A couple examples of breaches that recently occurred that would require individual notification:
– Two breaches occurred at AT&T involving call centers. The names, phone numbers, and last 4 digits of the Social Security Numbers for nearly 500,000 accounts were collected and exposed. In addition to paying civil penalties to resolve investigations into consumer privacy violations, AT&T was required to notify all customers, pay for credit monitoring services, and appoint a senior compliance leader.
– A laptop and portable hard drives containing personal information was stolen from the Office of Child Support Enforcement in Washington, which is part of the U.S. Department of Health and Human Services (HHS). The Intruders, who reportedly broke in using a key from a disgruntled former employee, caused a significant amount of damage. The devices contained personal information on as many as 5 million individuals, including Social Security numbers, birthdates, addresses and phone numbers. HHS was highly criticized for not being forthcoming about the breach and who might be at risk.
What information must a breach notification contain?
- The nature of the data breach, which includes:
The categories and approximate number of individuals concerned; and
The categories and approximate number of personal data records concerned;
- The name and contact details of the data protection officer (if your organisation has one) or other contact point where more information can be obtained;
- A description of the likely consequences of the personal data breach; and
- A description of the measures taken, or proposed to be taken, to deal with the personal data breach and, where appropriate, of the measures taken to mitigate any possible adverse effects.

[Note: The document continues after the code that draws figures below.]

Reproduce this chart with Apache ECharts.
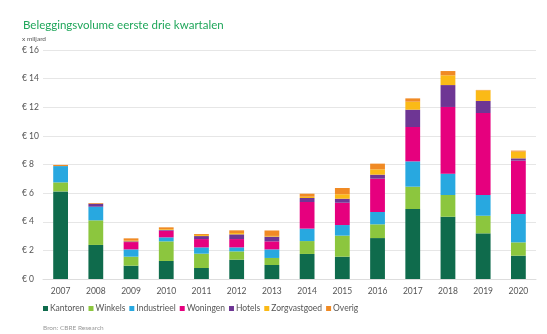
<!DOCTYPE html>
<html><head><meta charset="utf-8">
<script src="https://cdn.jsdelivr.net/npm/echarts@6/dist/echarts.min.js"></script>
<style>html,body{margin:0;padding:0;background:#fff}#c{width:547px;height:334px}</style>
</head><body><div id="c"></div>
<script>
const years = ['2007','2008','2009','2010','2011','2012','2013','2014','2015','2016','2017','2018','2019','2020'];
const kantoren     = [6.12,2.38,0.93,1.26,0.77,1.35,0.98,1.75,1.56,2.86,4.89,4.35,3.19,1.63];
const winkels      = [0.63,1.72,0.63,1.37,1.00,0.58,0.49,0.90,1.47,0.96,1.56,1.52,1.23,0.93];
const industrieel  = [1.14,0.95,0.51,0.28,0.44,0.28,0.60,0.87,0.74,0.86,1.77,1.49,1.45,1.98];
const woningen     = [0,0,0.51,0.47,0.58,0.58,0.56,1.86,1.56,2.33,2.40,4.66,5.73,3.73];
const hotels       = [0,0.21,0.05,0.05,0.21,0.33,0.33,0.28,0.28,0.28,1.21,1.53,0.84,0.16];
const zorgvastgoed = [0,0,0.05,0.05,0.07,0.09,0.05,0.09,0.31,0.37,0.56,0.68,0.74,0.47];
const overig       = [0.08,0.05,0.16,0.13,0.07,0.19,0.38,0.21,0.44,0.40,0.23,0.30,0.03,0.07];
const yTicks = [0,2,4,6,8,10,12,14,16];

const seriesDefs = [
  ['Kantoren', kantoren, '#0f6b4c'],
  ['Winkels', winkels, '#8cc63e'],
  ['Industrieel', industrieel, '#28a8e0'],
  ['Woningen', woningen, '#e6007e'],
  ['Hotels', hotels, '#6e3694'],
  ['Zorgvastgoed', zorgvastgoed, '#fbba16'],
  ['Overig', overig, '#f08a24']
];
const font = 'Lato, "Open Sans", sans-serif';
const chart = echarts.init(document.getElementById('c'));
chart.setOption({
  animation: false,
  textStyle: {fontFamily: font},
  title: [
    {text: 'Beleggingsvolume eerste drie kwartalen', left: 18, top: 14,
     textStyle: {color: '#1fa65a', fontSize: 11.5, fontWeight: 'normal', fontFamily: font}},
    {text: 'x miljard', left: 17, top: 30, textStyle: {color: '#555', fontSize: 6.5, fontWeight: 'normal', fontFamily: font}},
    {text: 'Bron: CBRE Research', left: 38, top: 319, textStyle: {color: '#999', fontSize: 6.5, fontWeight: 'normal', fontFamily: font}}
  ],
  legend: {
    left: 38, top: 299, itemWidth: 5, itemHeight: 5, itemGap: 4,
    icon: 'rect',
    textStyle: {color: '#555', fontSize: 8.5, padding: [0,0,0,-3]},
    data: seriesDefs.map(d => d[0])
  },
  grid: {left: 43, right: 11, top: 50, bottom: 55},
  xAxis: {
    type: 'category', data: years,
    axisLine: {show: true, lineStyle: {color: '#ddd'}},
    axisTick: {show: false},
    axisLabel: {color: '#555', fontSize: 8.5, margin: 8}
  },
  yAxis: {
    type: 'value', min: 0, max: 16, interval: 2,
    axisLine: {show: false}, axisTick: {show: false},
    splitLine: {lineStyle: {color: '#e6e6e6'}},
    axisLabel: {color: '#555', fontSize: 8.5, align: 'left', margin: 21,
      formatter: v => yTicks.includes(v) ? '€ ' + v : ''}
  },
  series: seriesDefs.map(d => ({
    name: d[0], type: 'bar', stack: 'a', data: d[1], barWidth: '42%',
    itemStyle: {color: d[2]}
  }))
});
</script></body></html>
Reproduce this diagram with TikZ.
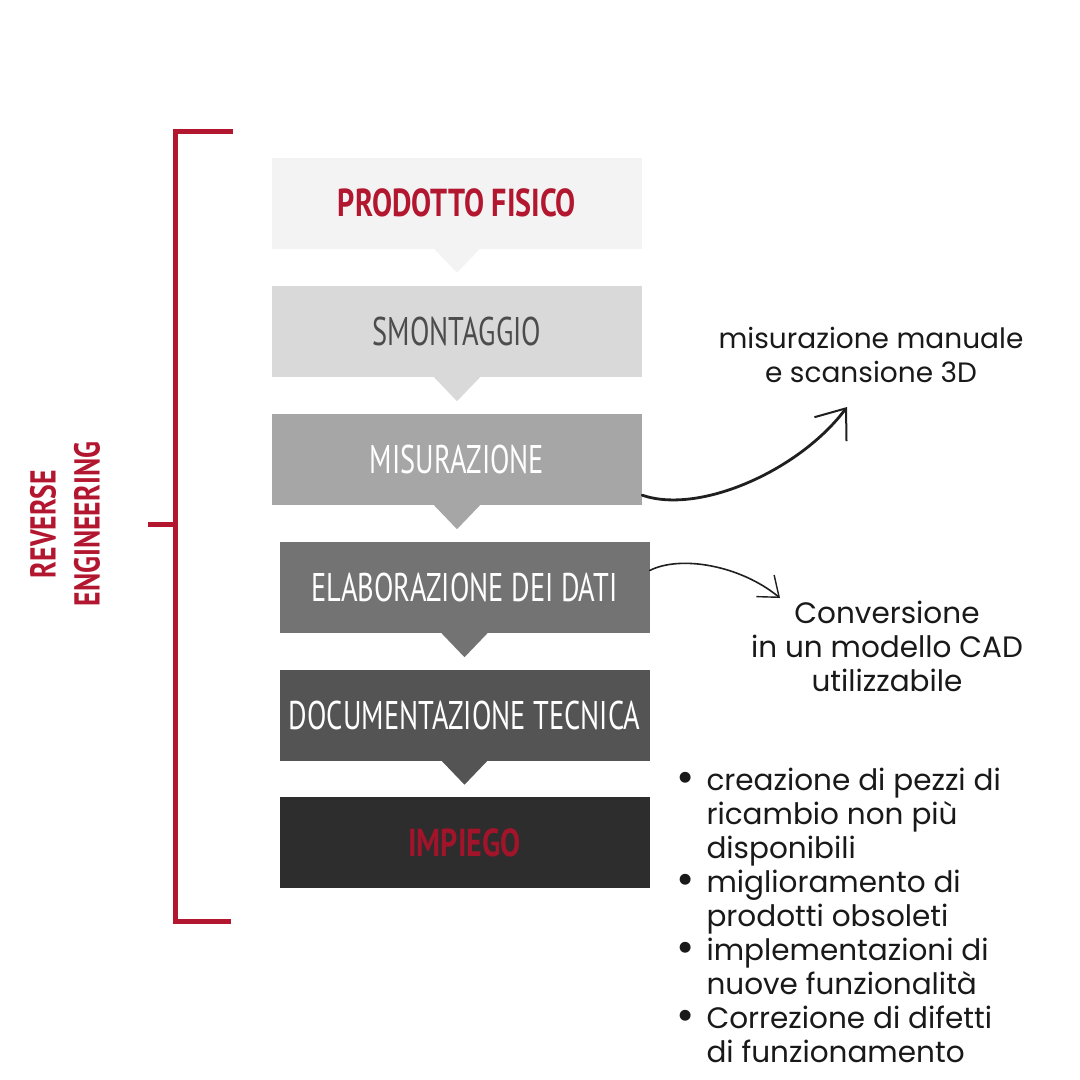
\documentclass[tikz,border=0pt]{standalone}
\usepackage{fontspec}
\usepackage{xcolor}
\usetikzlibrary{arrows.meta,positioning,calc}
\newfontfamily\stepfont[FakeStretch=0.71]{PT Sans}
\newfontfamily\stepboldfont[FakeStretch=0.77,UprightFont={* Bold}]{PT Sans}
\newfontfamily\notefont{Poppins}
\definecolor{rered}{HTML}{B3162F}
\definecolor{cA}{HTML}{F3F3F3}
\definecolor{cB}{HTML}{D9D9D9}
\definecolor{cC}{HTML}{A6A6A6}
\definecolor{cD}{HTML}{737373}
\definecolor{cE}{HTML}{545454}
\definecolor{cF}{HTML}{2D2D2D}
\newcommand{\itm}{\llap{\raisebox{-2pt}{\scalebox{1.5}{\textbullet}}\hspace{12pt}}}

\begin{document}
\begin{tikzpicture}[x=1pt,y=-1pt]
    \tikzstyle{stepbox}=[rectangle,minimum width=370pt,minimum height=91pt,inner sep=0pt,text=white,font=\stepfont\fontsize{40}{42}\selectfont]
    \tikzstyle{redstep}=[stepbox,font=\stepboldfont\fontsize{39}{42}\selectfont]
    \tikzstyle{note}=[align=center,text=black!90,font=\notefont\fontsize{28}{34}\selectfont]
    \tikzstyle{curve}=[draw=black!88,line cap=round]
    \tikzstyle{bracket}=[draw=rered,line width=5pt]

    \useasboundingbox[fill=white] (0,0) rectangle (1080,1080);

    % the steps
    \node[redstep, fill=cA, text=rered] (prod) at (457,203) {PRODOTTO FISICO};
    \node[stepbox, fill=cB, text=black!70] (smont) at (457,331.5) {SMONTAGGIO};
    \node[stepbox, fill=cC] (misur) at (457,459.5) {MISURAZIONE};
    \node[stepbox, fill=cD] (elab) at (464.5,587.5) {ELABORAZIONE DEI DATI};
    \node[stepbox, fill=cE] (docu) at (464.5,715) {DOCUMENTAZIONE TECNICA};
    \node[redstep, fill=cF, text=rered!90!black] (impiego) at (464.5,842.5) {IMPIEGO};

    \foreach \n/\c in {prod/cA, smont/cB, misur/cC, elab/cD, docu/cE}
        \fill[\c] ([xshift=-23pt]\n.south) -- ([xshift=23pt]\n.south) -- ([yshift=-24pt]\n.south) -- cycle;

    % bracket on the left
    \draw[bracket] (233,131) -- (175,131) -- (175,921) -- (231,921);
    \draw[bracket] (148,524) -- (175,524);
    \node[rotate=90, align=center, text=rered, font=\stepboldfont\fontsize{36}{44}\selectfont] (revers) at (65,524) {REVERSE\\ENGINEERING};

    % notes
    \node[note] (nota1) at (871,355) {misurazione manuale\\e scansione 3D};
    \node[note, font=\notefont\fontsize{29.5}{34}\selectfont] (nota2) at (887,646) {Conversione\\in un modello CAD\\utilizzabile};
    \node[note, align=left, anchor=west, font=\notefont\fontsize{29.5}{34}\selectfont] (usi) at (703,915) {\itm creazione di pezzi di\\ricambio non più\\disponibili\\\itm miglioramento di\\prodotti obsoleti\\\itm implementazioni di\\nuove funzionalità\\\itm Correzione di difetti\\di funzionamento};

    \coordinate (tip1) at (847,407);
    \coordinate (tip2) at (780,598);
    \draw[curve, line width=2.8pt, -{Straight Barb[length=26pt,width=40pt,line width=2pt]}] ([yshift=10pt]misur.south east) .. controls (700,515) and (800,470) .. (tip1);
    \draw[curve, line width=1.6pt, -{Straight Barb[length=18pt,width=28pt,line width=1.4pt]}] ([yshift=17pt]elab.east) .. controls (680,555) and (740,565) .. (tip2);
\end{tikzpicture}
\end{document}
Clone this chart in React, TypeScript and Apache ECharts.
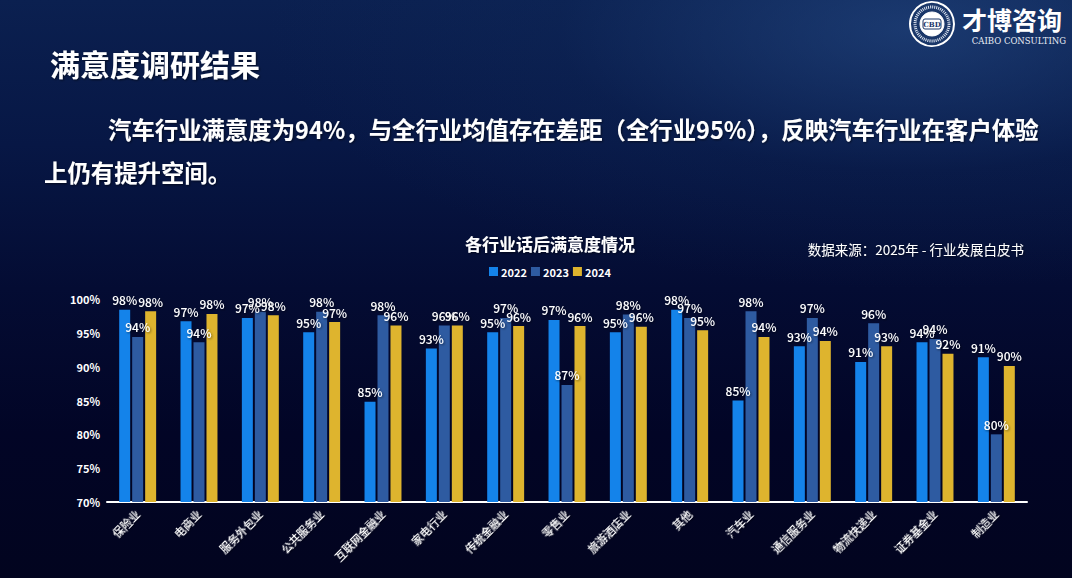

How do I notify the proper authorities of a breach?
A notifiable breach has to be reported to the relevant supervisory authority within 72 hours of the organisation becoming aware of it. The GDPR recognises that it will often be impossible to investigate a breach fully within that time-period and allows you to provide information in phases.
If the breach is sufficiently serious to warrant notification to the public, the organisation responsible must do so without undue delay.
Failing to notify authorities of a breach when required to do so can result in a significant fine up to 10 million Euros or 2% of your global turnover for some data processing offenses. There are also fines of 20 million Euros or 4% of global turnover for non-compliance and data transfer offenses.
What should I do to prepare for breach reporting?
You should make sure that your staff understands what constitutes a data breach, and that this is more than a loss of personal data.
You should ensure that you have an internal breach reporting procedure in place. This will facilitate decision-making about whether you need to notify the relevant supervisory authority or the public.
In light of the tight timescales for reporting a breach – it is important to have robust breach detection, investigation and internal reporting procedures in place. This involves an extensive amount of research and education as well as plenty of “what-if” preparations. There is no such thing as being too careful when it comes to a breach under the new GDPR.